The natural landscape of a place stays with you, even after you leave it.  A chestnut tree eventually litters chestnuts all over the sidewalk on the walk uptown.  I still dream about this tree.  Also about the smell of the dirt.  It smells so different than the dirt in the Upper Peninsula. This smell brings a nostalgia so deep and poignant.

Not the poison ivy. I am not fond of poison ivy down here.  We don’t have a great relationship.  And, for some odd reason, it’s still challenging to identify this plant.  Even though folks have shared photos and warnings for years.  Thank goodness there’s not much poison ivy in the U.P.  At the Tom Brown Jr. Wilderness Survival school (actually his Philosophy workshop) in New Jersey in the early 1990’s I contracted poison ivy on my wrist in January.  The only place of exposed skin.  Very susceptible to the ivy’s charm, you can see.

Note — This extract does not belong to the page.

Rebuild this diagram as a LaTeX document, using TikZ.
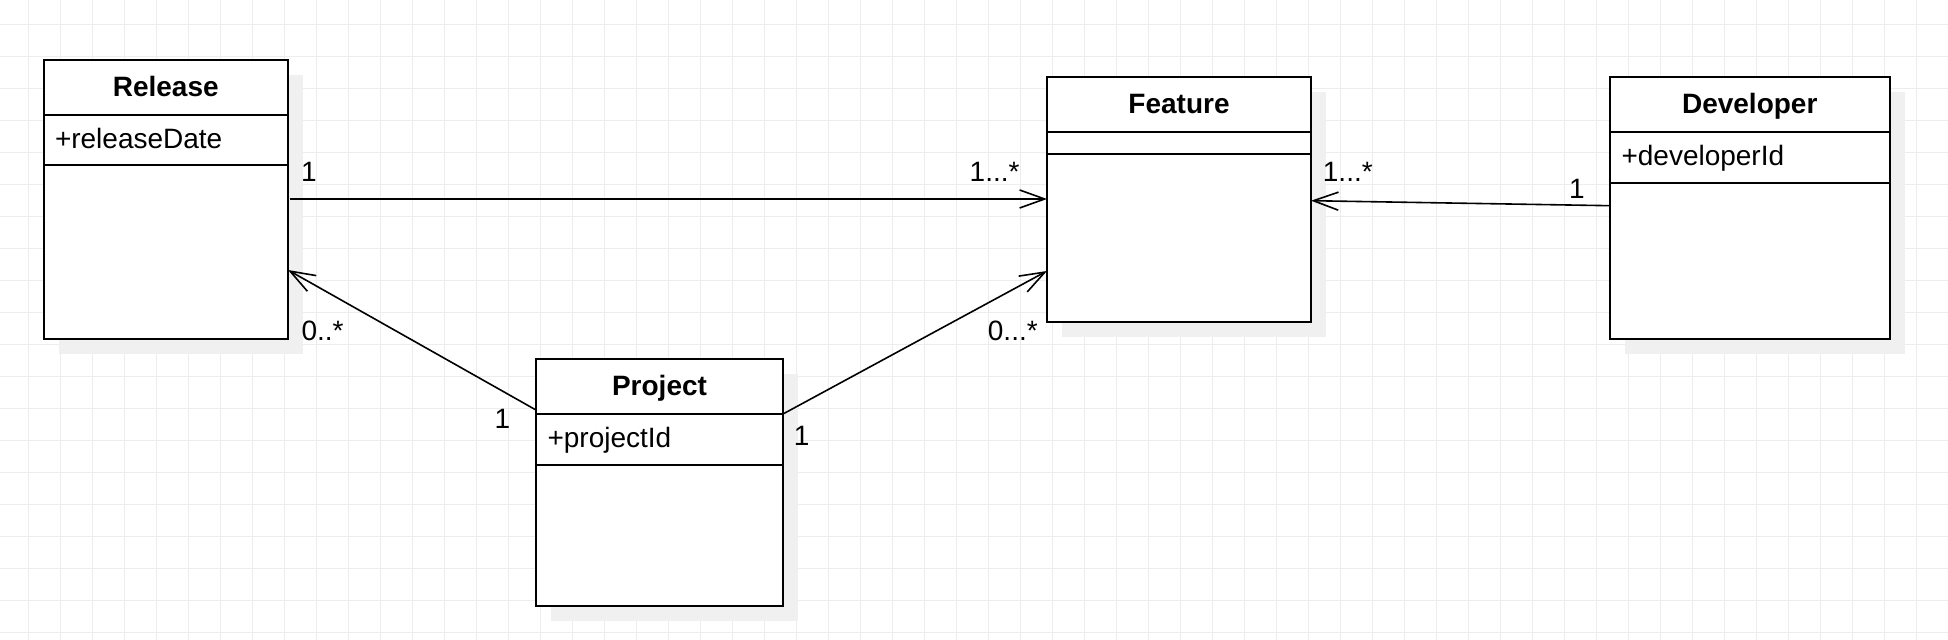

After cappuccino, I wanted to walk back home via the oxbow swamp, but  school was letting out for the year.  Hundreds of students, cars, loud music, gleeful shouts ensued.  I couldn’t cross the road and ended up on a twenty minute detour.  You wonder how this can happen in a small town.  Fortunately, my childhood best friend lived on the detour, so it was fun to stop by her home to say “Hello!”

Another childhood friend, the daisy fleabane, smiled up along the way.  Our daisy fleabanes are not yet blooming in the U.P.

Daiy fleabane, aren't they cute?

Daiy fleabane, aren't they cute?

My mom loves to landscape around the house and has some interesting flowers.  This clematis winds up a trellis on the patio.  We have enjoyed so many summer dinners out there.  Today my dad and I moved the outdoor furniture from the shed to the patio.  If the weather ever warms up we shall sit out there in the late afternoon (perhaps with a glass of wine or cup of tea) and admire the back yard.  Perhaps you shall see more pictures later.

Pretty pink clematis

Pretty pink clematis

And finally, would you like to see a picture of two of my three beautiful nieces? They were just over at the house.  We had a delightful time laughing and sharing stories.  The main reason for this year’s trip downstate is a high school graduation party for the young lady on the left. 

Oh so beautiful nieces (& there's a third one, too)

Oh so beautiful nieces (& there's a third one, too)

We’re headed down to Port Huron soon for dinner and perhaps more photo opportunities.  Goodnight all!